FILE PHOTO: A subway train runs on snow-covered tracks during a snowfall in New York City, U.S., February 6, 2025. REUTERS/David 'Dee' Delgado/File Photo

By David Shepardson

(Reuters) -The U.S. Transportation Department said Tuesday it may withhold up to 25% of federal transit funding for New York's Metropolitan Transportation Authority over safety risks for track maintenance workers if the agency does not improve.

The department's Federal Transit Administration issued a directive in August 2024 to the MTA's New York City Transit after the agency did not improve safety measures between the November 2023 death of a track maintenance employee and a second serious injury to an employee in June 2024, the agency said.

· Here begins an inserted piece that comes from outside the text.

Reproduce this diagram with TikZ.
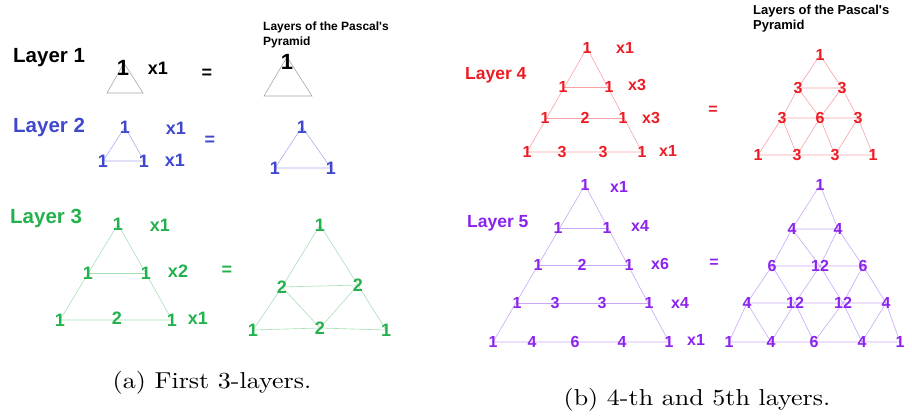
\documentclass[tikz,border=0pt]{standalone}
\usepackage{fontspec}
\usepackage{tikz}
\usetikzlibrary{backgrounds}
\newfontfamily\arialfont{Liberation Sans}
\definecolor{inkblue}  {HTML}{3F48CC}
\definecolor{inkgreen} {HTML}{22B14C}
\definecolor{inkred}   {HTML}{ED1C24}
\definecolor{inkviolet}{HTML}{8B22EE}
\definecolor{lineblue} {HTML}{A9AEEE}
\definecolor{linegreen}{HTML}{A6E0B6}
\definecolor{linered}  {HTML}{F6A3A6}
\definecolor{lineviolet}{HTML}{C9A6F6}
\tikzset{
  txt/.style={inner sep=0pt,font=\arialfont\bfseries\fontsize{#1}{#1}\selectfont},
  big/.style={txt=18},
  small/.style={txt=16},
  layername/.style={inner sep=0pt,anchor=west,font=\arialfont\bfseries\fontsize{#1}{#1}\selectfont},
  title/.style={inner sep=0pt,anchor=north west,align=left,
                font=\arialfont\bfseries\fontsize{#1}{14.5}\selectfont},
  caption/.style={inner sep=0pt,font=\fontsize{10}{12}\selectfont,xscale=2.6,yscale=2.3},
  edge/.style={line width=0.6pt,draw=#1}
}
\begin{document}
\begin{tikzpicture}[x=1pt,y=-1pt]
\useasboundingbox (0,0) rectangle (912,418);

% ---------- layer 1
\node[layername=20.5] (name1) at (13,58) {Layer 1};
\coordinate (t1-top) at (124,63);
\coordinate (t1-l) at (107,93);
\coordinate (t1-r) at (143,93);
\node[txt=22] (t1-0-0) at (123,68) {1};
\node[big] (m1-0) at (158,68) {x1};
\node[big] (eq1) at (207,74) {=};
\coordinate (c1-top) at (287,57);
\coordinate (c1-l) at (264,96);
\coordinate (c1-r) at (312,96);
\node[txt=22] (c1-0-0) at (287,62) {1};
\node[title=12] (titleA) at (263,22) {Layers of the Pascal's\\Pyramid};
\begin{scope}[on background layer]
  \draw[edge=gray!70] (t1-top) -- (t1-l) -- (t1-r) -- cycle;
  \draw[edge=gray!70] (c1-top) -- (c1-l) -- (c1-r) -- cycle;
\end{scope}

% ---------- layer 2
\begin{scope}[inkblue]
\node[layername=20.5] (name2) at (13,127) {Layer 2};
\foreach \n/\x/\y in {0-0/125/127, 1-0/103/161, 1-1/144/161}
  \node[big] (t2-\n) at (\x,\y) {1};
\node[big] (m2-0) at (176,128) {x1};
\node[big] (m2-1) at (175,160) {x1};
\node[big] (eq2) at (210,141) {=};
\foreach \n/\x/\y in {0-0/302/127, 1-0/275/168, 1-1/331/168}
  \node[big] (c2-\n) at (\x,\y) {1};
\end{scope}
\begin{scope}[on background layer]
  \draw[edge=lineblue] (t2-0-0.center) -- (t2-1-0.center) -- (t2-1-1.center) -- cycle;
  \draw[edge=lineblue] (c2-0-0.center) -- (c2-1-0.center) -- (c2-1-1.center) -- cycle;
\end{scope}

% ---------- layer 3
\begin{scope}[inkgreen]
\node[layername=20.5] (name3) at (10,218) {Layer 3};
\foreach \n/\x/\y/\t in {0-0/118/224/1, 1-0/88/273/1, 1-1/146/273/1,
                         2-0/60/320/1, 2-1/117/318/2, 2-2/172/320/1}
  \node[big] (t3-\n) at (\x,\y) {\t};
\node[big] (m3-0) at (160,225) {x1};
\node[big] (m3-1) at (178,271) {x2};
\node[big] (m3-2) at (198,318) {x1};
\node[big] (eq3) at (227,271) {=};
\foreach \n/\x/\y/\t in {0-0/320/225/1, 1-0/282/287/2, 1-1/358/285/2,
                         2-0/253/330/1, 2-1/320/328/2, 2-2/386/330/1}
  \node[big] (c3-\n) at (\x,\y) {\t};
\end{scope}
\begin{scope}[on background layer]
  \draw[edge=linegreen] (t3-0-0.center) -- (t3-2-0.center) -- (t3-2-2.center) -- cycle;
  \draw[edge=linegreen] (t3-1-0.center) -- (t3-1-1.center);
  \foreach \r in {0,1}
    \foreach \c in {0,...,\r} {
      \pgfmathtruncatemacro\rn{\r+1}
      \pgfmathtruncatemacro\cn{\c+1}
      \draw[edge=linegreen] (c3-\r-\c.center) -- (c3-\rn-\c.center) -- (c3-\rn-\cn.center) -- cycle;
    }
\end{scope}

\node[caption] (capA) at (212,383) {(a) First 3-layers.};

% ---------- layer 4
\begin{scope}[inkred]
\node[layername=17.5] (name4) at (465,75) {Layer 4};
\foreach \n/\x/\y/\t in {0-0/587/48/1, 1-0/563/87/1, 1-1/609/87/1,
                         2-0/545/118/1, 2-1/585/118/2, 2-2/623/118/1,
                         3-0/527/152/1, 3-1/562/152/3, 3-2/603/152/3, 3-3/642/152/1}
  \node[small] (t4-\n) at (\x,\y) {\t};
\node[small] (m4-0) at (625,48) {x1};
\node[small] (m4-1) at (637,85) {x3};
\node[small] (m4-2) at (651,118) {x3};
\node[small] (m4-3) at (668,151) {x1};
\node[small] (eq4) at (713,110) {=};
\foreach \n/\x/\y/\t in {0-0/820/55/1, 1-0/798/88/3, 1-1/842/88/3,
                         2-0/782/118/3, 2-1/820/118/6, 2-2/858/118/3,
                         3-0/758/155/1, 3-1/797/155/3, 3-2/835/155/3, 3-3/873/155/1}
  \node[small] (c4-\n) at (\x,\y) {\t};
\end{scope}
\node[title=13] (titleB) at (753,5) {Layers of the Pascal's\\Pyramid};
\begin{scope}[on background layer]
  \draw[edge=linered] (t4-0-0.center) -- (t4-3-0.center) -- (t4-3-3.center) -- cycle;
  \foreach \r in {1,2}
    \draw[edge=linered] (t4-\r-0.center) -- (t4-\r-\r.center);
  \foreach \r in {0,1,2}
    \foreach \c in {0,...,\r} {
      \pgfmathtruncatemacro\rn{\r+1}
      \pgfmathtruncatemacro\cn{\c+1}
      \draw[edge=linered] (c4-\r-\c.center) -- (c4-\rn-\c.center) -- (c4-\rn-\cn.center) -- cycle;
    }
\end{scope}

% ---------- layer 5
\begin{scope}[inkviolet]
\node[layername=17.5] (name5) at (467,223) {Layer 5};
\foreach \n/\x/\y/\t in {0-0/585/185/1, 1-0/558/228/1, 1-1/607/228/1,
                         2-0/538/265/1, 2-1/582/265/2, 2-2/629/265/1,
                         3-0/517/303/1, 3-1/555/303/3, 3-2/602/303/3, 3-3/649/303/1,
                         4-0/493/342/1, 4-1/532/342/4, 4-2/575/342/6, 4-3/622/342/4, 4-4/669/342/1}
  \node[small] (t5-\n) at (\x,\y) {\t};
\node[small] (m5-0) at (619,187) {x1};
\node[small] (m5-1) at (640,226) {x4};
\node[small] (m5-2) at (660,264) {x6};
\node[small] (m5-3) at (680,303) {x4};
\node[small] (m5-4) at (696,340) {x1};
\node[small] (eq5) at (714,263) {=};
\foreach \n/\x/\y/\t in {0-0/820/185/1, 1-0/792/229/4, 1-1/838/229/4,
                         2-0/772/266/6, 2-1/820/266/12, 2-2/863/266/6,
                         3-0/747/303/4, 3-1/795/303/12, 3-2/843/303/12, 3-3/886/303/4,
                         4-0/729/342/1, 4-1/771/342/4, 4-2/814/342/6, 4-3/862/342/4, 4-4/900/342/1}
  \node[small] (c5-\n) at (\x,\y) {\t};
\end{scope}
\begin{scope}[on background layer]
  \draw[edge=lineviolet] (t5-0-0.center) -- (t5-4-0.center) -- (t5-4-4.center) -- cycle;
  \foreach \r in {1,2,3}
    \draw[edge=lineviolet] (t5-\r-0.center) -- (t5-\r-\r.center);
  \foreach \r in {0,...,3}
    \foreach \c in {0,...,\r} {
      \pgfmathtruncatemacro\rn{\r+1}
      \pgfmathtruncatemacro\cn{\c+1}
      \draw[edge=lineviolet] (c5-\r-\c.center) -- (c5-\rn-\c.center) -- (c5-\rn-\cn.center) -- cycle;
    }
\end{scope}

\node[caption] (capB) at (697,400) {(b) 4-th and 5th layers.};
\end{tikzpicture}
\end{document}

The MTA must submit a new comprehensive risk assessment of its Rail Transit Roadway Worker Protection within 30 days, the department said Tuesday. The MTA did not immediately comment.

"Let me be very clear: We will not accept being jerked around on safety and security issues any longer," FTA Administrator Marc Molinaro said in a statement.

An FTA audit last year identified significant safety deficiencies and directed the agency to perform additional oversight activities to address an escalating pattern of safety incidents and concerns affecting New York City transit workers.

The agency experienced 38 potential employee near misses in 2023, a 58% increase over 2022.

The Trump administration has also threatened to withhold MTA funding over subway crime and sparred with the MTA as it tries to kill Manhattan's congestion pricing program.

Transportation Secretary Sean Duffy earlier this year threatened to withhold federal government approvals for other projects and potentially billions in funding if the agency did not end congestion pricing.

Congestion pricing, which was introduced in January, charges a toll in Manhattan on vehicles driving south of 60th Street. The program is designed to cut down traffic in Manhattan and speed the flow of vehicles and raise revenue to fund mass transit capital improvements, mainly for the subway but also for commuter rail lines.